小川コータ 「逆張り」の発想で課題を探すことです。ほかの人が考えそうなことではなく、むしろ考えない部分を、あえて考えるようにしています。
たとえば、バッグについて発明しようと思ったとき、普通は本体部分について考えるところを、「逆張り」でベルト部分について考える。ベルト部分にしても、普通は使い勝手を考えるので、使わないときのことを考えてみるわけです。そうすれば「使わないときは邪魔だ」という課題が導き出されます。なら、吸い込めばいいでしょ、というわけです。
また、「FLIP」というスーツケースは、一般的な横開きではなく、フロント部分が上に開いて棚になるのが特徴です。これも逆張りの発想で、使わないときのことを考えると、収納スペースをとって邪魔。その解決策を考える際にも、普通は「折りたたむ」という発想にいくところ、逆張りで「スーツケースを出しっぱなしにする」のはどうかと考えたら、普段から棚として使えるスーツケースができました。アメリカでもとてもよく売れています。
――身の回りの「イラッ」とすることを探し、「逆張り」の発想で解決策を考える。この2点を押さえれば、発明って誰にでもできそうですね。
小川コータ そうですね。発明と聞くと、テクノロジーなどの専門的な知識が求められるんじゃないかと思いがちですが、実は難しいものではありません。僕の発明はすべて、小学生の知識でも発明できたものです。
「課題を解決する」ことが発明だとみなさん思っているのですが、実は「課題を発見する」ことが発明の肝なんです。その際に大切なのは「そんなの当たり前だから」という思い込みを捨てることです。
わかりやすい例が。ドアノブです。昔は丸いドアノブが当たり前だったんですけど、最近はレバー式が主流ですよね。レバー式を作るのは簡単なのに、なぜ長いあいだ丸いノブだったのか。それは世界中の人が「ドアノブは、丸いもの」という思い込みにとらわれて「滑って不便だ」ということを感じていても、言葉にしていなかったからなんです。
――最近はAIが驚くほど進化しているので、人の代わりにAIが新しい発明をしてくれる時代が来るのでは、と思ってしまいます。
小川コータ AIは答えを出すのは得意だけど、人間のように「イラッ」とすることはありません。だから、課題を見つけることは不得意なんです。
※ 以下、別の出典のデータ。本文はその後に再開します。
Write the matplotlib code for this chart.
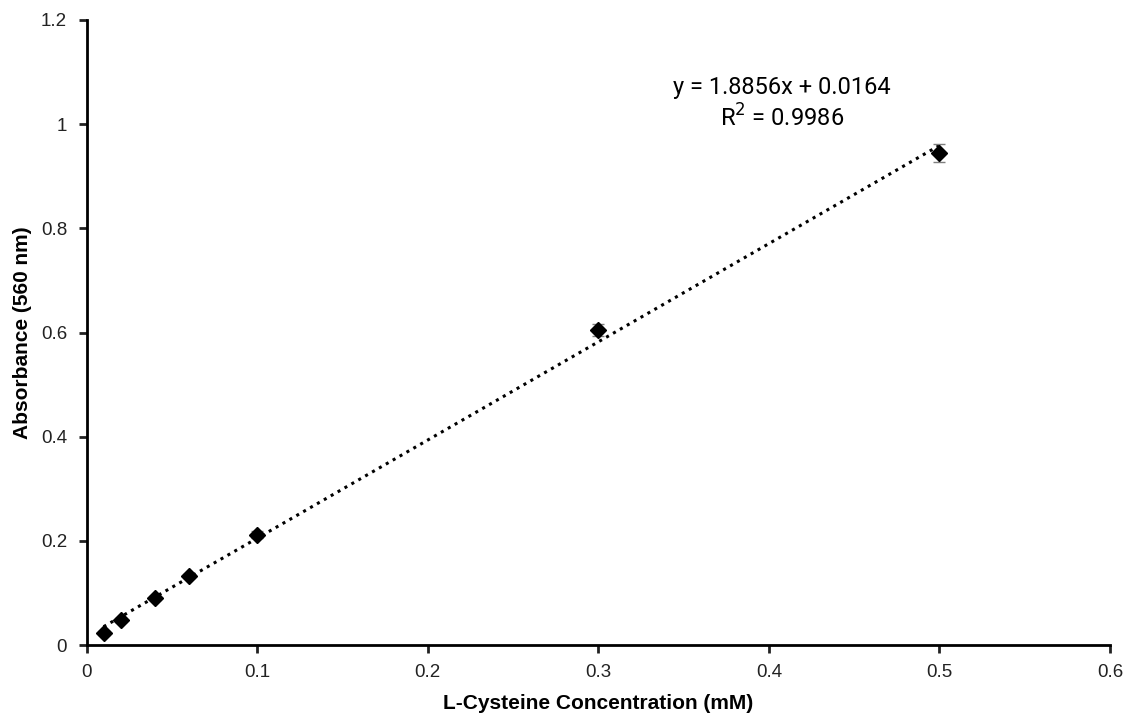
import matplotlib
matplotlib.use("Agg")
import matplotlib.pyplot as plt
import numpy as np

plt.rcParams['font.family'] = ['Liberation Sans', 'DejaVu Sans']

# Standard curve data
conc = [0.01, 0.02, 0.04, 0.06, 0.1, 0.3, 0.5]
absorb = [0.023, 0.048, 0.090, 0.133, 0.212, 0.605, 0.944]
err = [0.003, 0.003, 0.004, 0.004, 0.006, 0.012, 0.017]

slope = 1.8856
intercept = 0.0164
r2 = 0.9986

fig = plt.figure(figsize=(11.37, 7.22), dpi=100)
ax = fig.add_axes([0.0761, 0.1066, 0.9002, 0.8657])

ax.errorbar(conc, absorb, yerr=err, fmt='D', color='black', markersize=8.5,
            ecolor='#7f7f7f', elinewidth=1, capsize=4, capthick=1, zorder=3)

# Linear trendline across the measured range
xf = np.array([min(conc), max(conc)])
ax.plot(xf, slope * xf + intercept, linestyle=(0, (1, 1.6)), color='black',
        linewidth=2.2, zorder=2)

ax.text(0.4075, 1.039, f"y = {slope}x + {intercept}\nR$^2$ = {r2}", ha='center', va='center',
        fontsize=17, linespacing=1.27, family=['Roboto', 'DejaVu Sans'])

ax.set_xlim(0, 0.6)
ax.set_ylim(0, 1.2)
ax.set_xticks([0, 0.1, 0.2, 0.3, 0.4, 0.5, 0.6])
ax.set_xticklabels(['0', '0.1', '0.2', '0.3', '0.4', '0.5', '0.6'])
ax.set_yticks([0, 0.2, 0.4, 0.6, 0.8, 1.0, 1.2])
ax.set_yticklabels(['0', '0.2', '0.4', '0.6', '0.8', '1', '1.2'])

for s in ['top', 'right']:
    ax.spines[s].set_visible(False)
for s in ['left', 'bottom']:
    ax.spines[s].set_linewidth(2)
ax.tick_params(axis='both', direction='out', length=6, width=2, labelsize=13.5,
               colors='#222222', pad=8)

ax.set_xlabel('L-Cysteine Concentration (mM)', fontsize=15, fontweight='bold', va='center')
ax.set_ylabel('Absorbance (560 nm)', fontsize=15, fontweight='bold', va='center')
ax.xaxis.set_label_coords(0.4998, -0.093)
ax.yaxis.set_label_coords(-0.063, 0.5)

fig.savefig('out.png', dpi=100)
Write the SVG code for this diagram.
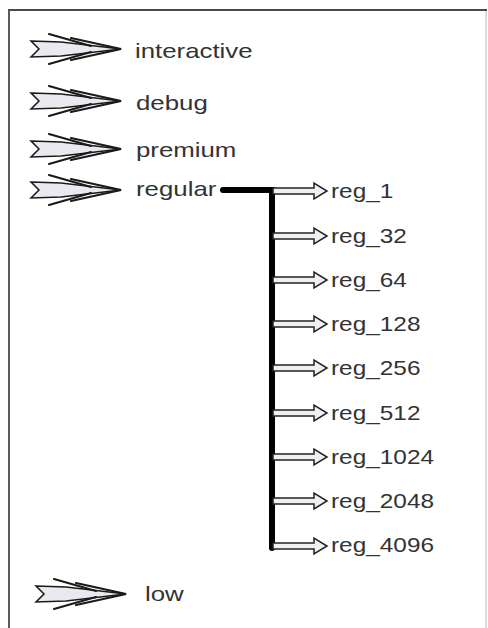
<svg xmlns="http://www.w3.org/2000/svg" width="488" height="628" viewBox="0 0 488 628">
<defs>
<style>
.lbl{font-family:"Liberation Sans",Arial,sans-serif;font-size:21px;fill:#333}
.rl{font-family:"Liberation Sans",Arial,sans-serif;font-size:20px;fill:#333}
.body{fill:#e8eaf0;stroke:#1a1a1a;stroke-width:1.5;stroke-linejoin:miter}
.barb{fill:none;stroke:#1a1a1a;stroke-width:2.2;stroke-linecap:round;stroke-linejoin:miter}
.ba{fill:#eef0f4;stroke:#222;stroke-width:1.5}
</style>
<g id="dart">
<path class="body" d="M0,-8 L30,-7 L90,0 L30,7 L0,8 L8,0 Z"/>
<path class="barb" d="M18,-15 L60,-3 M18,15 L60,3"/>
<path class="barb" d="M40,-11 L90,0 L40,11"/>
</g>
<path id="barrow" class="ba" d="M0,-3 L41,-3 L41,-8 L54,0 L41,8 L41,3 L0,3 Z"/>
</defs>
<rect width="488" height="628" fill="#fff"/>
<g id="frame" fill="none">
<line x1="8" y1="10" x2="487" y2="10" stroke="#4a4a4a" stroke-width="2"/>
<line x1="9" y1="10" x2="9" y2="628" stroke="#5a5a5a" stroke-width="2"/>
<line x1="486" y1="11" x2="486" y2="628" stroke="#d0d0d0" stroke-width="1.5"/>
</g>
<g id="connectors">
<path d="M223,190 L272,190 L272,548" fill="none" stroke="#000" stroke-width="6" stroke-linecap="round" stroke-linejoin="miter"/>
</g>
<g id="interactive"><use href="#dart" x="31" y="49"/><text class="lbl" transform="translate(135,58) scale(1.23,1)">interactive</text></g>
<g id="debug"><use href="#dart" x="31" y="101"/><text class="lbl" transform="translate(136,110) scale(1.23,1)">debug</text></g>
<g id="premium"><use href="#dart" x="31" y="149"/><text class="lbl" transform="translate(136,157) scale(1.23,1)">premium</text></g>
<g id="regular"><use href="#dart" x="31" y="190"/><text class="lbl" transform="translate(136,196) scale(1.23,1)">regular</text></g>
<g id="low"><use href="#dart" x="36" y="594"/><text class="lbl" transform="translate(145,601) scale(1.23,1)">low</text></g>
<g id="reg_1"><use href="#barrow" x="273" y="191"/><text class="rl" transform="translate(331,198) scale(1.22,1)">reg_1</text></g>
<g id="reg_32"><use href="#barrow" x="273" y="236"/><text class="rl" transform="translate(331,243) scale(1.22,1)">reg_32</text></g>
<g id="reg_64"><use href="#barrow" x="273" y="280"/><text class="rl" transform="translate(331,287) scale(1.22,1)">reg_64</text></g>
<g id="reg_128"><use href="#barrow" x="273" y="324"/><text class="rl" transform="translate(331,331) scale(1.22,1)">reg_128</text></g>
<g id="reg_256"><use href="#barrow" x="273" y="368"/><text class="rl" transform="translate(331,375) scale(1.22,1)">reg_256</text></g>
<g id="reg_512"><use href="#barrow" x="273" y="413"/><text class="rl" transform="translate(331,420) scale(1.22,1)">reg_512</text></g>
<g id="reg_1024"><use href="#barrow" x="273" y="457"/><text class="rl" transform="translate(331,464) scale(1.22,1)">reg_1024</text></g>
<g id="reg_2048"><use href="#barrow" x="273" y="501"/><text class="rl" transform="translate(331,508) scale(1.22,1)">reg_2048</text></g>
<g id="reg_4096"><use href="#barrow" x="273" y="546"/><text class="rl" transform="translate(331,552) scale(1.22,1)">reg_4096</text></g>
</svg>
AIが0から発明するという時代は当面やって来ないのではないでしょうか。発明家はAIが進化しても食いっぱぐれることのない職業かもしれません(笑)。
――コータさん自身は、すでに人生“100回分のおカネ”を手に入れているのに、発明家とミュージシャンの仕事を続けている理由は?
小川コータ 宝くじで数億円を手にした人が、その後の人生を台無しにしてしまう話はよく耳にします。でも僕は、おカネで選択肢は増えるけど、自分自身が好きなものは変わらないと思っています。だから、今も借家に住んでいるし、派手な生活だって必要ない。おカネに執着せず、好きなことを続けていきたい。僕にとってそれは発明であり、音楽なんです。
――これからの夢は?
小川コータ アメリカではプロスポーツ選手と並んで、「発明家」が子どもたちの人気の職業になっています。僕が活躍することで、日本の子どもたちも同じように「発明家」に憧れるようになってほしい。それが日本のイノベーション創出力を高めるきっかけになったらいいですね。